WASHINGTON -- The planned partial repeal by Congress of a controversial military retirement cut drew praise from veterans groups Tuesday but also triggered concern that it could make a full repeal even more difficult.
A $1.1 trillion spending bill negotiated Monday includes language repealing a cut to cost-of-living increases for disabled military veterans and their survivors, correcting what many lawmakers labeled a legislative mistake in the waning days of 2013.
Senate Appropriations Committee Chairwoman Barbara Mikulski, D-Md., said the move will "right a wrong in this bill and keep faith with our veterans."
But the move won't exempt other military retirees younger than 62 from the cut, a 1 percent reduction in their annual cost-of-living adjustments starting in 2016. Veterans groups had pushed for a full repeal of the measure, saying it goes back on promises made to military members years ago.
"This is a useful first step, but the worry now is that it could make getting the whole fix more difficult," said Bob Norton, spokesman for the Military Officers Association of America.
"This is not enough. We still believe everyone's retirement should be restored. And if we can't get (lawmakers) to act quickly, this could begin to slide off the radar."
But Tom Tarantino, chief policy officer for Iraq and Afghanistan Veterans of America, believes the partial repeal signals good news.
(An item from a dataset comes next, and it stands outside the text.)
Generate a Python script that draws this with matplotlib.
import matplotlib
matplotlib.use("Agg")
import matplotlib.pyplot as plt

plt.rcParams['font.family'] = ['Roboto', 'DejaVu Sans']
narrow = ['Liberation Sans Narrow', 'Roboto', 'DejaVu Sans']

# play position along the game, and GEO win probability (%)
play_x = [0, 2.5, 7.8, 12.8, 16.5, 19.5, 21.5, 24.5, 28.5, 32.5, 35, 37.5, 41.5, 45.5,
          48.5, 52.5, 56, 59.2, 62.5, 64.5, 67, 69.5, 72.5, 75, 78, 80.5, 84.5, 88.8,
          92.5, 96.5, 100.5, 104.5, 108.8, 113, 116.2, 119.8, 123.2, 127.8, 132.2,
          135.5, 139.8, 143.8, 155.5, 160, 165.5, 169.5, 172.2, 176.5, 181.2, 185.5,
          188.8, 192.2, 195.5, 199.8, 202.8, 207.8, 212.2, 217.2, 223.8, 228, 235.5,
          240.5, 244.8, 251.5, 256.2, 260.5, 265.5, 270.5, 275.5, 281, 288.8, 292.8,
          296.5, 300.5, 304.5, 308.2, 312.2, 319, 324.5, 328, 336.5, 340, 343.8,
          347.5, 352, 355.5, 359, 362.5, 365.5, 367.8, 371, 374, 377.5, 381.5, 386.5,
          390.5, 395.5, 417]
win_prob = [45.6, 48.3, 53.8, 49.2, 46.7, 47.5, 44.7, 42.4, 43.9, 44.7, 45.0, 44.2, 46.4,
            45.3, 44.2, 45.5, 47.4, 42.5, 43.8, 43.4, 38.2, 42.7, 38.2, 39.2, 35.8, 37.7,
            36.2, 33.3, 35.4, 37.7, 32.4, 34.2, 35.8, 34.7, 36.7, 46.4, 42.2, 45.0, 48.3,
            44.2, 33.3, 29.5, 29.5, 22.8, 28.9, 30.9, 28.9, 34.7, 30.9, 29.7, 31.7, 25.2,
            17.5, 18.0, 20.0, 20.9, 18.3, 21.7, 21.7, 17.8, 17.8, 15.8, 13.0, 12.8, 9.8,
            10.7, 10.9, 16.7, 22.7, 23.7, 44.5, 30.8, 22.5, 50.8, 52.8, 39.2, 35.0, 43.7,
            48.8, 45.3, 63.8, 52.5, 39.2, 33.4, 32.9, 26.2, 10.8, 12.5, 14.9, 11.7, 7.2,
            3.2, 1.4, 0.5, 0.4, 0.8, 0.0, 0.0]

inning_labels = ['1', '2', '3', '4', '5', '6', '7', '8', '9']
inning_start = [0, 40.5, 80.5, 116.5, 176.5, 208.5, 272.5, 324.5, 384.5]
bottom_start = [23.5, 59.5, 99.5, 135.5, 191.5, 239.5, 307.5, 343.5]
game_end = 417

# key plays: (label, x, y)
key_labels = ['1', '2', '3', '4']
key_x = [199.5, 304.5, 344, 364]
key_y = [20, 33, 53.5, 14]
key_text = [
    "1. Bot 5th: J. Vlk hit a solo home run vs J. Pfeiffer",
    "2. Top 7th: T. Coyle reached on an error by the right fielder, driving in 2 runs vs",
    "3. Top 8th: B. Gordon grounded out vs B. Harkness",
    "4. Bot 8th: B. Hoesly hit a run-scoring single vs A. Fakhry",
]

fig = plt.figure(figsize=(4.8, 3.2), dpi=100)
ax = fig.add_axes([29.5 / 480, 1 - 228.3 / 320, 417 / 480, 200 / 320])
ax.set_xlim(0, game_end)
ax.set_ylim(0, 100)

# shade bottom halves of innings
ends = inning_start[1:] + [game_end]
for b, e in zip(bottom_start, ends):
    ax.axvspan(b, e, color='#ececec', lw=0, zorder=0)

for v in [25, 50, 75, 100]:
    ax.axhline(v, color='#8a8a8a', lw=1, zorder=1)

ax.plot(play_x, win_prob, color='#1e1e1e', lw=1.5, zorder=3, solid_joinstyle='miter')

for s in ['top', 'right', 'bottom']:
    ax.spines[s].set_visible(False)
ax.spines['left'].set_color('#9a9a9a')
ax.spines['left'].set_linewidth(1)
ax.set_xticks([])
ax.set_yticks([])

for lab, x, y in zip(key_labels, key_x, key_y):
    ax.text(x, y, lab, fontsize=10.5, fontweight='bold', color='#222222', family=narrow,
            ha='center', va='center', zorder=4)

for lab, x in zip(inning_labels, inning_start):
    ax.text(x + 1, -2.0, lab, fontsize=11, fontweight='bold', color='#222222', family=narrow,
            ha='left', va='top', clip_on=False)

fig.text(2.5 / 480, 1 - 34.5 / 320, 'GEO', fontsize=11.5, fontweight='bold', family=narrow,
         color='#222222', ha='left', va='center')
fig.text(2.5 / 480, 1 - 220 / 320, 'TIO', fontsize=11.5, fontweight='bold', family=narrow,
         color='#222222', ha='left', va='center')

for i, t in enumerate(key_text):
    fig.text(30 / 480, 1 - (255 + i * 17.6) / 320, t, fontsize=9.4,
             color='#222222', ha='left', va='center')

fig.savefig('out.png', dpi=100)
"I think Congress is really starting to understand that they made a tremendous error in policy here," he said.
The new budget bill, if approved, will set spending for government agencies through September and prevent another government shutdown before the fall congressional elections. The House and Senate are expected to pass the measure this week, but will need another short-term continuing resolution to keep federal operations funded until it becomes law.
The bill outlines $572 billion in defense spending for fiscal 2014, including about $85 billion for operations in Afghanistan and other overseas military contingency efforts. Combined, that's about 4 percent less than what the White House had requested in funding last spring.
Other federal agencies saw similar trims in their anticipated fiscal 2014 budgets. The Department of Veterans Affairs, however, will get almost all the discretionary funding it requested, more than $63 billion.
The spending parameters for the budget deal were outlined last month, in a compromise plan announced by budget committee chairmen Rep. Paul Ryan, R-Wis., and Sen. Patty Murray, D-Wash.
That outline cut about $85 billion in projected spending and got rid of mandatory sequestration cuts reviled by the Pentagon. Among the replacement savings was about $6 billion from the military retirement cut.
Veterans groups were outraged not only at the cut but also that it was done without consulting them. They noted that the legislation was thrown together so quickly that it included disabled veterans and their survivors, many of whom rely on military retirement as their sole source of income.
MOAA estimates the retirement change will cost a typical enlisted member who retires at 40 about $83,000 over 20 years, and cost a typical retired officer more than $124,000 over 20 years. That's based on an estimated retirement package totaling about $1 million over that span.
Critics have noted that retirement package is more generous than many private sector pensions, and insisted military personnel accounts must be included in deficit reduction discussions.
But MOAA officials say that cutting those retirement accounts now is premature, since a military compensation review is under way. Results from that study are expected in early 2015.
Until then, veterans advocates want military retirement to remain untouched.
Veterans of Foreign Wars spokesman Joe Davis said the organization "has not stopped working on this" and is emphasizing to lawmakers that "this fix doesn't go far enough."
Senate Armed Services Committee Chairman Carl Levin, D-Mich., has promised hearings on the issue in coming months, and at least 15 lawmakers have offered legislation to repeal the retirement change.
But many advocates viewed the new budget bill as the best hope for a quick repeal. Next month, Congress takes up debate on the fiscal 2015 budget, a lengthy process that could overwhelm the veterans' repeal efforts.
Norton said he and others will continue to push for a quick fix.
"The more days this retirement cut is out there, the more it starts to eat away at the confidence of our career force," he said. "We need to move on this now."